Dengan sederhana, buku ini menyarankan: perdalamlah pengetahuan tentang fakta dalam mendampingi masyarakat; ajukanlah pertanyaan dan lakukanlah observasi yang tidak terjebak pada persepsi serta tidak tergoda pada ekspektasi –  apakah itu dalam membedakan masalah dengan isu, apakah itu dalam menyusun rencana aksi partisipatif, pun apakah  itu dalam menjalankan evaluasi yang reflektif.

Buku ini memperkenalkan konsep meta-fasilitasi. Sepanjang yang saya tangkap, meta fasilitasi dalam buku ini menekankan pentingnya kemenyatuan antara pengetahuan dengan kesadaran. Meta fasilitasi meniscayakan seorang fasilitator untuk mendorong dialog pengetahuan dan kesadaran di antara warga komunitas yang didampinginya, pun meta fasilitasi meniscayakan dialog pengetahuan dan kesadaran antara diri fasilitator sebagai “orang luar” dengan warga komunitas sebagai “orang dalam”.  Maka wahai para fasilitator komunitas, berselancarlah dalam kemenyatuan pengetahuan dengan kesadaran di antara warga komunitas dampinganmu.

***

Tentu saja isi buku ini hanyalah salah satu tawaran cara dalam memahami realitas lapangan. Perencana daerah memiliki caranya  sendiri dalam menangkap realitas lapangan melalui data statistik di belakang meja. Konsultan memiliki caranya sendiri dalam menangkap realitas  lapangan melalui rumus dan model sistem yang dibangunnya. Peneliti memiliki caranya sendiri dalam menangkap realitas lapangan melalui metode deduktif-induktif yang diklaimnya. Meta fasilitasi hadir menawarkan diri di tengah kekayaan cara yang telah ada tersebut.

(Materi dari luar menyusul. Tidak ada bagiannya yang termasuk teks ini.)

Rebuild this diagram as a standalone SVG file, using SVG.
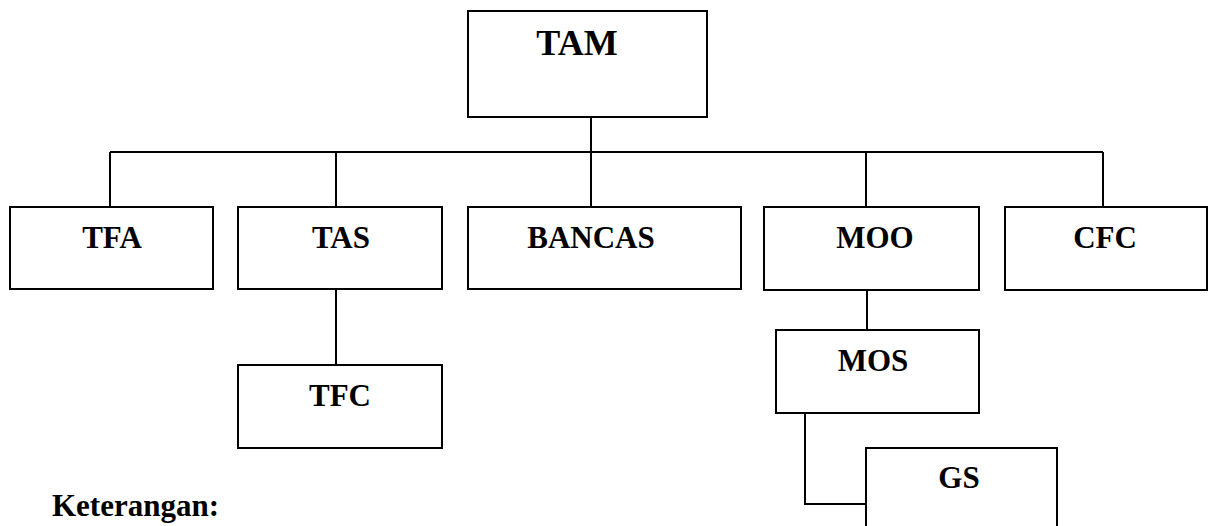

Saat ini, dalam implementasi UU Desa-misalnya, kita menyaksikan pemerintah menempatkan pendamping desa yang cukup banyak di seluruh Indonesia. Mereka telah dibekali dengan sejumlah peraturan menteri dan petunjuk pelaksanaan. Mereka mengawal penggunaan dana yang cukup besar demi kemajuan desa. Bahwa pengetahuan yang dijadikan pendasaran dalam mendorong kemajuan itu tampaknya lebih berbasis petunjuk dari atas, maka itu juga adalah sebuah cara.

Meta fasilitasi hadir menawarkan kebenaran tentang cara menjangkau realitas lapangan. Kalau di tengah-tengah kita telah berlaku cara masing-masing dalam menjangkau realitas lapangan, maka siapa tahu di balik implementasi cara itu masih ada isi realitas lapangan yang belum terungkap. Untuk yang tersisa itu,  berikanlah kesempatan kepada meta fasilitasi dalam mengungkapnya.

Jakarta, 17 Maret 2016. Darmawan Salman, Unhas, Sosiolog.